[Dataset rows]

————

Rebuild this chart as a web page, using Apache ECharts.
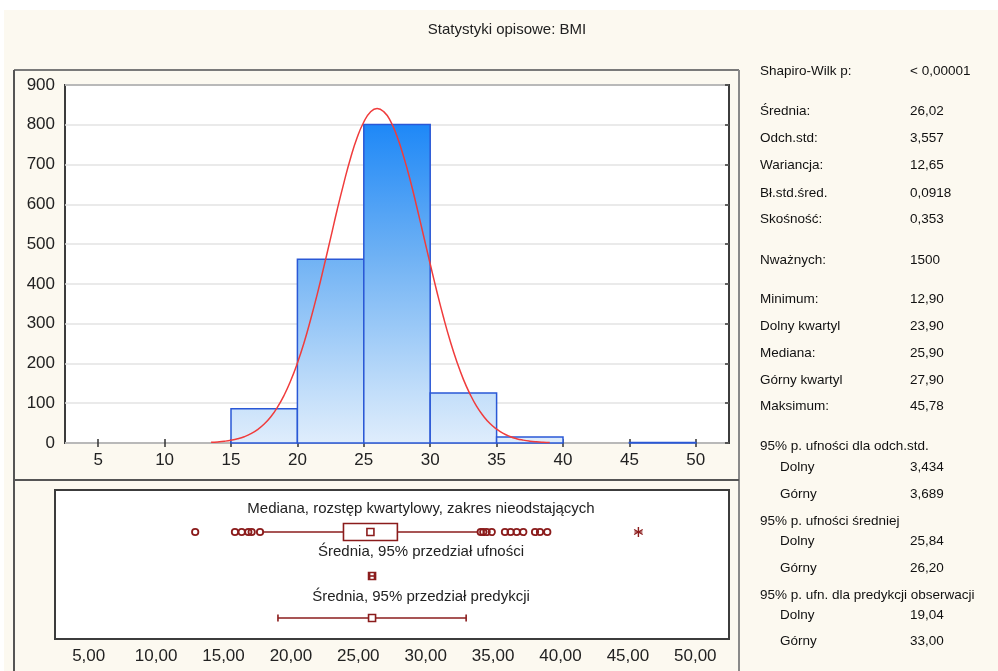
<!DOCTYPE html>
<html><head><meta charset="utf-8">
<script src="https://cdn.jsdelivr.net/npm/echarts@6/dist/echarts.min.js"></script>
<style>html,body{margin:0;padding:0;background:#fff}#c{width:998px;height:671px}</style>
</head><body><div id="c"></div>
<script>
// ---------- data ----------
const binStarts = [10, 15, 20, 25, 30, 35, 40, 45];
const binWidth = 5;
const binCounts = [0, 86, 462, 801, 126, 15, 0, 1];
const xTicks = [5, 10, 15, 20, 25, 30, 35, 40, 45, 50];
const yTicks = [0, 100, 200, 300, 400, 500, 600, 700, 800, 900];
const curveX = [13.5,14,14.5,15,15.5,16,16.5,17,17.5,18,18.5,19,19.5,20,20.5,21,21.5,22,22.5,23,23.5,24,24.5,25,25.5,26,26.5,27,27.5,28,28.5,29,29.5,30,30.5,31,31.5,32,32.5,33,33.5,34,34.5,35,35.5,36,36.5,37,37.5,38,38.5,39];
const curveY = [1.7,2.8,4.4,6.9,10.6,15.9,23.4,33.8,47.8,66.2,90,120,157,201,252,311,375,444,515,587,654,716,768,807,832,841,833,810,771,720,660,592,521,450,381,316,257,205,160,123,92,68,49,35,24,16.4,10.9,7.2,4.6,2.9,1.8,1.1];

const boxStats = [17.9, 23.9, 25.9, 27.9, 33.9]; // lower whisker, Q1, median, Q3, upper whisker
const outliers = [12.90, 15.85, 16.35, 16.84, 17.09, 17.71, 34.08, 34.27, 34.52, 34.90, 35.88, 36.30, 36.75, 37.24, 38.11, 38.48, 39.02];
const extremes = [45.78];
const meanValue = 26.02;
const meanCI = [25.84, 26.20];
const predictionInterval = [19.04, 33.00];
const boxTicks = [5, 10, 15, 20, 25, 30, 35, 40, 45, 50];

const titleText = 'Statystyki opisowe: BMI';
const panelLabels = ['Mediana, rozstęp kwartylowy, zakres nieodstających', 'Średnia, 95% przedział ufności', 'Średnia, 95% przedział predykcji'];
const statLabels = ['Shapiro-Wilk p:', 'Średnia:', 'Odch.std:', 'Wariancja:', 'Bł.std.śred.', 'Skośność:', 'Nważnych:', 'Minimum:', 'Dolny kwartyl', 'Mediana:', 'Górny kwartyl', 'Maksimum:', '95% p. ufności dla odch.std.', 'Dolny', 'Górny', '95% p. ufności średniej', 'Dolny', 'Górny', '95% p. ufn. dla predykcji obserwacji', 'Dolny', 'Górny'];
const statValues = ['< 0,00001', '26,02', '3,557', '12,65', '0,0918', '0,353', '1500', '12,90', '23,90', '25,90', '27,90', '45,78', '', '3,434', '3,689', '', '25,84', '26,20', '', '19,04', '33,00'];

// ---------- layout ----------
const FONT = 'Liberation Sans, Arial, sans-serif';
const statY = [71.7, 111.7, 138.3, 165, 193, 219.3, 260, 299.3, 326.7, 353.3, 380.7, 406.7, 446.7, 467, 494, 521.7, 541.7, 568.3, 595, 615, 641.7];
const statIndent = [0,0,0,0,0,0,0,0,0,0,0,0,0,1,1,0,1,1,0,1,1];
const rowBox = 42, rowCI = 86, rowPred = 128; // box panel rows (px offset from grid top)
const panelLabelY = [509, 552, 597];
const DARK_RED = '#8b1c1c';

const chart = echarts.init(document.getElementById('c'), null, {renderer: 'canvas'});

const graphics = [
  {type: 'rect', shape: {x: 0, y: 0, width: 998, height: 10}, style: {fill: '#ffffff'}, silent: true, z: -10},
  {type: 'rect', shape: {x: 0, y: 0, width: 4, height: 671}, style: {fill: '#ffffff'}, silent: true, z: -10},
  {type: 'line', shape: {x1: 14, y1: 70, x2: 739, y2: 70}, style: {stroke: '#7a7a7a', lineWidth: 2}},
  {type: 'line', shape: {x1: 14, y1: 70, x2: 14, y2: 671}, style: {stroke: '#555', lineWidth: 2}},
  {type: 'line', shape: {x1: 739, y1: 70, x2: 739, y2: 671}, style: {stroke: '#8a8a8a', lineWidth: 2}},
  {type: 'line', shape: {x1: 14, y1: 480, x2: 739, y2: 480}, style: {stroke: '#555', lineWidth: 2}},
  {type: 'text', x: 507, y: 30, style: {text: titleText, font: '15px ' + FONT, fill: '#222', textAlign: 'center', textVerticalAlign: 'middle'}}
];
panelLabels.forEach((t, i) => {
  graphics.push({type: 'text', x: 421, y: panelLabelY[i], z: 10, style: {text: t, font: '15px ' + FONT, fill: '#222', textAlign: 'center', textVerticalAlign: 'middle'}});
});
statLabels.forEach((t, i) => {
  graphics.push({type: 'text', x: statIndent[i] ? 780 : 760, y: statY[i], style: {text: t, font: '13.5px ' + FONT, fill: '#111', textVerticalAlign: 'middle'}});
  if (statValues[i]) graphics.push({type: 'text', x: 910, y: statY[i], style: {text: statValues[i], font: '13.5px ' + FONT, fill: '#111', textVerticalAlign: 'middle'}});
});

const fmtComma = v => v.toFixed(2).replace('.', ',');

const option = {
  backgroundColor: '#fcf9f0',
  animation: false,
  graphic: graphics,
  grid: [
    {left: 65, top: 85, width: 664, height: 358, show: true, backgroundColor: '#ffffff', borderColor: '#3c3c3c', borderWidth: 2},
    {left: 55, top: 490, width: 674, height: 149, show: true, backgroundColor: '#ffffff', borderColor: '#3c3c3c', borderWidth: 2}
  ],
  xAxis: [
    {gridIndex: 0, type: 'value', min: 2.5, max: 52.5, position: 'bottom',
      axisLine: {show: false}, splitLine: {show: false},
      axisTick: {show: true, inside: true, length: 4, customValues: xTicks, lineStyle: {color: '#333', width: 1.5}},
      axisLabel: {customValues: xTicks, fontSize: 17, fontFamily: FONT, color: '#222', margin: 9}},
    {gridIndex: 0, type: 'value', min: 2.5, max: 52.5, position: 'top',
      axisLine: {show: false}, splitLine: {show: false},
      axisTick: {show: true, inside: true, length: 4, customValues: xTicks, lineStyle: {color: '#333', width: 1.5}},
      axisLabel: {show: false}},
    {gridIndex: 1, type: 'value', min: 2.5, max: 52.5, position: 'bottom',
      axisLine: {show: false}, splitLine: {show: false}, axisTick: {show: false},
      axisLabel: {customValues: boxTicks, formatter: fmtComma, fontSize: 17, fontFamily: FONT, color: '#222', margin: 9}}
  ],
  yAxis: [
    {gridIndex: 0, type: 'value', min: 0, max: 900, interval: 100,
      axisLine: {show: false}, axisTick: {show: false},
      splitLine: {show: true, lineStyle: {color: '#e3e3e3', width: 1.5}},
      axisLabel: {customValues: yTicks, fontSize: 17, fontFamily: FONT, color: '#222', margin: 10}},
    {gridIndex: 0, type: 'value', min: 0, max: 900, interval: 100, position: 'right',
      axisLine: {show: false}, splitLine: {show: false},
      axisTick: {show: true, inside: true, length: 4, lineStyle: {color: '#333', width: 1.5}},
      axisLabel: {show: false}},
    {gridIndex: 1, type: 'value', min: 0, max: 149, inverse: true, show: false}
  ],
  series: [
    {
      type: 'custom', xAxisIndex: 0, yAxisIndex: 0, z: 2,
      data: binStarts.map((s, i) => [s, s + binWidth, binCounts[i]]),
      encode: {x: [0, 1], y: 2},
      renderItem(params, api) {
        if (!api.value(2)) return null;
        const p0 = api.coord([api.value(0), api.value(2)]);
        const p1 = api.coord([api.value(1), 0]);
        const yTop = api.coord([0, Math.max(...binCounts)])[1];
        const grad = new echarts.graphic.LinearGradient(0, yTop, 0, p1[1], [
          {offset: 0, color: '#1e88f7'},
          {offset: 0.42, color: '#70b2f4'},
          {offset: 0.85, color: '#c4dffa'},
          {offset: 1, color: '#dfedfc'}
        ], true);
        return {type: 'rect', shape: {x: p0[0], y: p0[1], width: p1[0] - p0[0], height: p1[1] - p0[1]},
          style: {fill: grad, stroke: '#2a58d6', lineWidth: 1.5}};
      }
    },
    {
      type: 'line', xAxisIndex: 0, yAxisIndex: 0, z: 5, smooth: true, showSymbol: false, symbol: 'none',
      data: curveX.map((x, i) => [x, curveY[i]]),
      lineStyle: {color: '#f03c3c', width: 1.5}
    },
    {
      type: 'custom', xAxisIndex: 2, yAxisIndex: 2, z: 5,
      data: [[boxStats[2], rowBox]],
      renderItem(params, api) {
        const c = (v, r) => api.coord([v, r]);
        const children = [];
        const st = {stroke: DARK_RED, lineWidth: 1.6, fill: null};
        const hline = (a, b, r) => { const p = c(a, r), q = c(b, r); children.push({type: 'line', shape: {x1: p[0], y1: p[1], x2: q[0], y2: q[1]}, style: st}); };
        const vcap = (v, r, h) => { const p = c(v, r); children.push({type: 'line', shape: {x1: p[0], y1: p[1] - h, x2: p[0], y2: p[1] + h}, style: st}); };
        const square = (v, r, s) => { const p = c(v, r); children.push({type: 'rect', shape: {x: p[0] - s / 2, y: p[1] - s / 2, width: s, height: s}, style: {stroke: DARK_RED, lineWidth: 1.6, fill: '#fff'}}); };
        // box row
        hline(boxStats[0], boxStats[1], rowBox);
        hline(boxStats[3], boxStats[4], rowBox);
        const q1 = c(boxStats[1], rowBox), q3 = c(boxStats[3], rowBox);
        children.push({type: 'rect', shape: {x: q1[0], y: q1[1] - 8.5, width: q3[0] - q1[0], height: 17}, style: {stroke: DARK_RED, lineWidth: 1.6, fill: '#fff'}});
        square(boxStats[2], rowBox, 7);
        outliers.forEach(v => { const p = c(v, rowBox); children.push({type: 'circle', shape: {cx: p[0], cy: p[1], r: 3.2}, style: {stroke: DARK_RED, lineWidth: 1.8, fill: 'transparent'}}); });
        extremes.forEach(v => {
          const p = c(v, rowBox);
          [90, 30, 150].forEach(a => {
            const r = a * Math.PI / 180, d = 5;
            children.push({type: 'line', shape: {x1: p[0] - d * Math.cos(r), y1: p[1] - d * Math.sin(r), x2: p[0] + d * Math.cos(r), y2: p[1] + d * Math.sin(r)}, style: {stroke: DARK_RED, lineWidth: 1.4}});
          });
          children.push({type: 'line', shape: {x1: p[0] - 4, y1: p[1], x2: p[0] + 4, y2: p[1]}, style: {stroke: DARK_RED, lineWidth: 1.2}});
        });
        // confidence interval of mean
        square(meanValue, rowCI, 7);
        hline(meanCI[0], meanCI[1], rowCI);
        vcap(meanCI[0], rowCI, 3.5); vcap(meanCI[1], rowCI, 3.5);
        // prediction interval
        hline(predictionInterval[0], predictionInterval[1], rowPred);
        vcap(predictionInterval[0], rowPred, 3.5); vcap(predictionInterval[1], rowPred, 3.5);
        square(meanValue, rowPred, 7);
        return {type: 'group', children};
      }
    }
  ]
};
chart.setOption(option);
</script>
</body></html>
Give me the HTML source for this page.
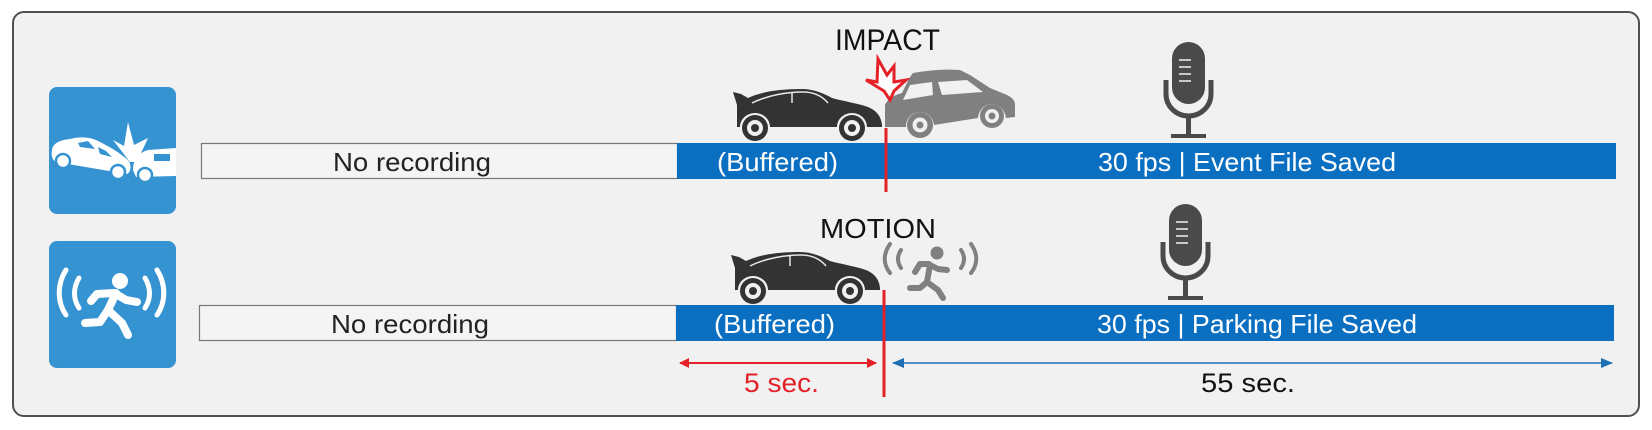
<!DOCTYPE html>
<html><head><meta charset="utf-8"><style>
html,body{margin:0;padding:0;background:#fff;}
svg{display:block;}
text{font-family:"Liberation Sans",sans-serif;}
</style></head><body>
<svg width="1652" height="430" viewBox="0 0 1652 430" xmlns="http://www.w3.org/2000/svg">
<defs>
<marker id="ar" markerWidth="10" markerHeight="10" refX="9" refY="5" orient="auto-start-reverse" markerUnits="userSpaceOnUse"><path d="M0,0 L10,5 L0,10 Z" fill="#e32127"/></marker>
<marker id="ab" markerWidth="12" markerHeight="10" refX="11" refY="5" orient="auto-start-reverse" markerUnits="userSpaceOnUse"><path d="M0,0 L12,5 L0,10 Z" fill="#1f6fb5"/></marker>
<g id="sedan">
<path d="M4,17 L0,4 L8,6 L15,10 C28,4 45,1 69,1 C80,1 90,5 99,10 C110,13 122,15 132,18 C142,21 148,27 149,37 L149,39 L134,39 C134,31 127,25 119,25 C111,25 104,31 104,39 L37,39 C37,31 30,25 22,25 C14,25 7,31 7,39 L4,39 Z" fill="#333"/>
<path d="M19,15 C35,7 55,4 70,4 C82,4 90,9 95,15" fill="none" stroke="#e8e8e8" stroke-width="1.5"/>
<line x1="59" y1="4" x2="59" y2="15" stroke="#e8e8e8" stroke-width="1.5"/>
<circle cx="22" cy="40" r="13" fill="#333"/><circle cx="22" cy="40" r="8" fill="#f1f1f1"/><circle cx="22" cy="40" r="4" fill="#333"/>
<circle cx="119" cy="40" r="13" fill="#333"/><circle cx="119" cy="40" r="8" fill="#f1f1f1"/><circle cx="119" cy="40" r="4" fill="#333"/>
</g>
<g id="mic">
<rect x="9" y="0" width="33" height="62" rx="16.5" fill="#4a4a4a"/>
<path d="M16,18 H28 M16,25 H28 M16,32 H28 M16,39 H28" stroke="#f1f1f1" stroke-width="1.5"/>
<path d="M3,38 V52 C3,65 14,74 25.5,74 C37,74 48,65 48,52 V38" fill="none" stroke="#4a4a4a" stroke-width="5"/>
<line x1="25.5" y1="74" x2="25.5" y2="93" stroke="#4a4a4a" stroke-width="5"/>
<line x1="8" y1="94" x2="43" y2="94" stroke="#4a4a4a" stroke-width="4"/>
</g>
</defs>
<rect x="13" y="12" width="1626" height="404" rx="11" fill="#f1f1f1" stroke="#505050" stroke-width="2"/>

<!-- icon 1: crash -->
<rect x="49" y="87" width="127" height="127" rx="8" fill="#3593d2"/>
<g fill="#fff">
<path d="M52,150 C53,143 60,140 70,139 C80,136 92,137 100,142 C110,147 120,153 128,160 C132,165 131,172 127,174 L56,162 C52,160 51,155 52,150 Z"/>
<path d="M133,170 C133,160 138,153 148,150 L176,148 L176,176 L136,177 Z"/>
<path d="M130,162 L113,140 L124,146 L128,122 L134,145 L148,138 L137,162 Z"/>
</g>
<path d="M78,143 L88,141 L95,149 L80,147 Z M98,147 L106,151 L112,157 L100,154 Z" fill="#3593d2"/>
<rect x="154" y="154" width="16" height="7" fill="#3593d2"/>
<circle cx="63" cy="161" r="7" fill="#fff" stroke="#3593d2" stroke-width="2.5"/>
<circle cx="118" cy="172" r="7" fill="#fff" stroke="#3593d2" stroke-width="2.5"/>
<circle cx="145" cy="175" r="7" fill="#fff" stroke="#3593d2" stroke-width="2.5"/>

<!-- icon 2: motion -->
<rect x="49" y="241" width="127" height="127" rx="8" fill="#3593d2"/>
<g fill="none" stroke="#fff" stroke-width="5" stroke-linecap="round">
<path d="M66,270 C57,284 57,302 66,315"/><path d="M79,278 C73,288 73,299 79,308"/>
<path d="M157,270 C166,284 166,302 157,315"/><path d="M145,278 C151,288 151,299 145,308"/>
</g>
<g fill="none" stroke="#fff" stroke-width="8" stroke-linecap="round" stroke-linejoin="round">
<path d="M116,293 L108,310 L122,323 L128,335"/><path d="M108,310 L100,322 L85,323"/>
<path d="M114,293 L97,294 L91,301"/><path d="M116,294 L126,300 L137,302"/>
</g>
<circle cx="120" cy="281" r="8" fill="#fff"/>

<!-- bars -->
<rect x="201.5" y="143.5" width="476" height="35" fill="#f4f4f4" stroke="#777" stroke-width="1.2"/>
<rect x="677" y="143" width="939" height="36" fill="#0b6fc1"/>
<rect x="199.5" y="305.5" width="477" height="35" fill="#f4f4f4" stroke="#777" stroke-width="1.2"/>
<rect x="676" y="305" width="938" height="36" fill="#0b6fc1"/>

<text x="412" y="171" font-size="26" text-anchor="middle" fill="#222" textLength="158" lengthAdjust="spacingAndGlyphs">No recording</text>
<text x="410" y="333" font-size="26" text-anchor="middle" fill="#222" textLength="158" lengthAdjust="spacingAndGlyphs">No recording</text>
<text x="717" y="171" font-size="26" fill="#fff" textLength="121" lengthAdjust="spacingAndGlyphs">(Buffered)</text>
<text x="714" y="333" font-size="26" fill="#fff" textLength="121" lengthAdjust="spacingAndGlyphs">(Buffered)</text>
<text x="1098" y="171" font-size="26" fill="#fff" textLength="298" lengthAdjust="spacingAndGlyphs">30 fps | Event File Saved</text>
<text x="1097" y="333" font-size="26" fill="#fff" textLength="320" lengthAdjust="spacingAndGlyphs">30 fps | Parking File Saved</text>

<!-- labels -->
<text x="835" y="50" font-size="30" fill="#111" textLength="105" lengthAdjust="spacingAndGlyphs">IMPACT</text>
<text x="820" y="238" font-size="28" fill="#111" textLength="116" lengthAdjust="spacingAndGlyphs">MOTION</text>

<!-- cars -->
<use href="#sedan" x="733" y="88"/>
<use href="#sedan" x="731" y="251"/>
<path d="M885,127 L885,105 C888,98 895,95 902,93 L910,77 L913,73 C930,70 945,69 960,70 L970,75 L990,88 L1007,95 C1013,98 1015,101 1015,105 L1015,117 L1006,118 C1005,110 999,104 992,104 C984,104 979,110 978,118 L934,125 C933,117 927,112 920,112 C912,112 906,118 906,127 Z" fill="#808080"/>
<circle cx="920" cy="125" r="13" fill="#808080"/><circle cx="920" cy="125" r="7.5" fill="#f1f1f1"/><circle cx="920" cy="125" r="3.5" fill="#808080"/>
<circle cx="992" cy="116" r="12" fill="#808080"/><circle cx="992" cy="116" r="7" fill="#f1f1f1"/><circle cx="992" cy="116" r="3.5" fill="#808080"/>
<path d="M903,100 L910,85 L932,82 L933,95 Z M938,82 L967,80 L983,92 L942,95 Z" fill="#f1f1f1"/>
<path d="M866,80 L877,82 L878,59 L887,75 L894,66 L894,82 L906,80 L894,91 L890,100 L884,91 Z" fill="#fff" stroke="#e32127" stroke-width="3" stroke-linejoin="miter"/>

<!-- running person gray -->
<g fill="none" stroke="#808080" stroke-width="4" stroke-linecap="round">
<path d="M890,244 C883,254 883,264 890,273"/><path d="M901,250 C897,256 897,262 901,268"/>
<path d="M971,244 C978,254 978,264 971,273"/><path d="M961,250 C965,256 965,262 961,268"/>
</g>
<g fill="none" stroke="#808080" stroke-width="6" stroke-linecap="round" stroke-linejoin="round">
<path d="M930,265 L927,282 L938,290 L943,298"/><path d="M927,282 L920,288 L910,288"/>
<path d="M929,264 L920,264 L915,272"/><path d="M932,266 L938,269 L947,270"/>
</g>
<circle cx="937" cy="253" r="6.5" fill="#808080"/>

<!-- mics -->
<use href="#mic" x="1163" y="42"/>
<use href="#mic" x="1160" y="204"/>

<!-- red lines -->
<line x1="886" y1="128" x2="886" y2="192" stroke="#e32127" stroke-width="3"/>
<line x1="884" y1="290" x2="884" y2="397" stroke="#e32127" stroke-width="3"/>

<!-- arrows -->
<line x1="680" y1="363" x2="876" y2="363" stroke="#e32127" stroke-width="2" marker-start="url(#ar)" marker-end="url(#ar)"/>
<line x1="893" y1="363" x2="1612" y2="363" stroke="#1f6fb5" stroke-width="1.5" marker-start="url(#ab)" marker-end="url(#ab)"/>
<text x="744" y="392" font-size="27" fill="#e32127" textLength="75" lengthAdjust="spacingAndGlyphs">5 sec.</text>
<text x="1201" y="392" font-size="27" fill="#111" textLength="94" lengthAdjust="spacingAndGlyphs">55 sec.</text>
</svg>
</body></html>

————

■ **Work required**
Identify the lines that hold the word "this". Copy every one of them.

■ **Task result**
Rebuild this chart as a web page, using Apache ECharts.
Give me the HTML source for this page.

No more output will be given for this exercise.